British defence contractor Meggitt will cut 1,800 jobs as the firm embarks on a major cost-cutting programme to cope with the shutdown of the global aviation market.
The cuts, which represent 15 per cent of the engineer’s workforce, are part of a number of measures to be implemented in order to reduce expenditure by £400-£450m this year.
In addition, Meggitt will embark on a hiring freeze and suspend all salary increases for its employees, as well as cutting operational expenditure.
From the second half of the year, chief executive Tony Wood and his senior leadership team will take a 20 per cent pay cut, as will the firm’s non-executive directors.
A spokesman for the firm, which has operations in the UK, US and China, did not yet know where the job cuts would occur.
Meggitt said the reductions were necessary as it is expecting a “significant reduction in demand” across its civil aviation business in 2020.
The airline industry has been one of the worst hit by the coronavirus pandemic, which has forced carriers to suspend operations and ground planes around the world.

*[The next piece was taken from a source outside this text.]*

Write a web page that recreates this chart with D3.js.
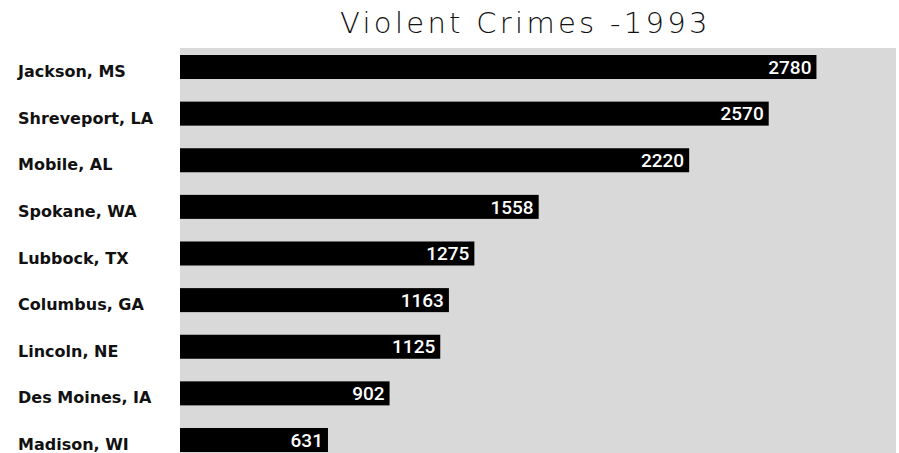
<!DOCTYPE html>
<html>
<head>
  <meta charset="UTF-8">
  <title>Violent Crimes - 1993</title>
  <style>
    body { margin: 0; background: white; }
    svg { display: block; }
    .cat { font-family: 'DejaVu Sans', sans-serif; font-weight: bold; font-size: 16px; fill: #111; }
    .val { font-family: Roboto, sans-serif; font-weight: 500; font-size: 19px; fill: white; }
    .title { font-family: 'DejaVu Sans', sans-serif; font-weight: 200; font-size: 29px; fill: #111; letter-spacing: 3.3px; }
  </style>
</head>
<body>
  <svg id="chart"></svg>
  <script src="https://d3js.org/d3.v7.min.js"></script>
  <script>
    let width = 899, height = 453;

    // data
    let cities = ["Jackson, MS", "Shreveport, LA", "Mobile, AL", "Spokane, WA", "Lubbock, TX",
      "Columbus, GA", "Lincoln, NE", "Des Moines, IA", "Madison, WI"];
    let crimes = [2780, 2570, 2220, 1558, 1275, 1163, 1125, 902, 631];
    let titleText = "Violent Crimes -1993";

    let svg = d3.select("#chart")
      .attr("width", width)
      .attr("height", height);

    // the plot starts a little below zero, like the original
    let x = d3.scaleLinear().domain([-20, 3130]).range([180, 896]);
    let y = d3.scaleBand().domain(cities).range([55, 452]).paddingInner(0.485).paddingOuter(0);

    // plot background
    svg.append("rect")
      .attr("x", x.range()[0]).attr("y", 48)
      .attr("width", x.range()[1] - x.range()[0]).attr("height", height - 48)
      .attr("fill", "#d9d9d9");

    svg.append("text")
      .attr("class", "title")
      .attr("x", 340).attr("y", 33)
      .text(titleText);

    let rows = svg.append("g").selectAll("g")
      .data(cities)
      .enter().append("g");

    rows.append("rect")
      .attr("x", x.range()[0])
      .attr("y", d => y(d))
      .attr("width", (d, i) => x(crimes[i]) - x.range()[0])
      .attr("height", y.bandwidth())
      .attr("fill", "black");

    rows.append("text")
      .attr("class", "val")
      .attr("x", (d, i) => x(crimes[i]) - 5)
      .attr("y", d => y(d) + y.bandwidth() / 2)
      .attr("dy", "0.355em")
      .attr("text-anchor", "end")
      .text((d, i) => crimes[i]);

    rows.append("text")
      .attr("class", "cat")
      .attr("x", 18)
      .attr("y", d => y(d) + y.bandwidth() - 2)
      .text(d => d);
  </script>
</body>
</html>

Revenue rises in first quarter
The announcement came despite group revenue rising five per cent in the first quarter, mainly driven by a good performance in the defence division, where revenues grew 15 per cent.
Meggitt said its order book for that division remained strong and it expected it to be “robust” through the year.
Jeremy Bragg, aerospace and defence analyst at Redburn, said: “We suspect that the decision to cut staff was not taken lightly, but Meggitt’s early action on costs should stand it in good stead in the event that the social restrictions associated with Covid-19 persist, or a recession.
“A combination of the cost savings measures already announced, £0.7bn of headroom on its existing borrowing facilities at the end of the first quarter, and access to the UK government’s Covid Corporate Financing Facility (CCFF) means that Meggitt’s balance sheet now looks relatively secure.”
Shares in the firm rose 7.5 per cent this morning.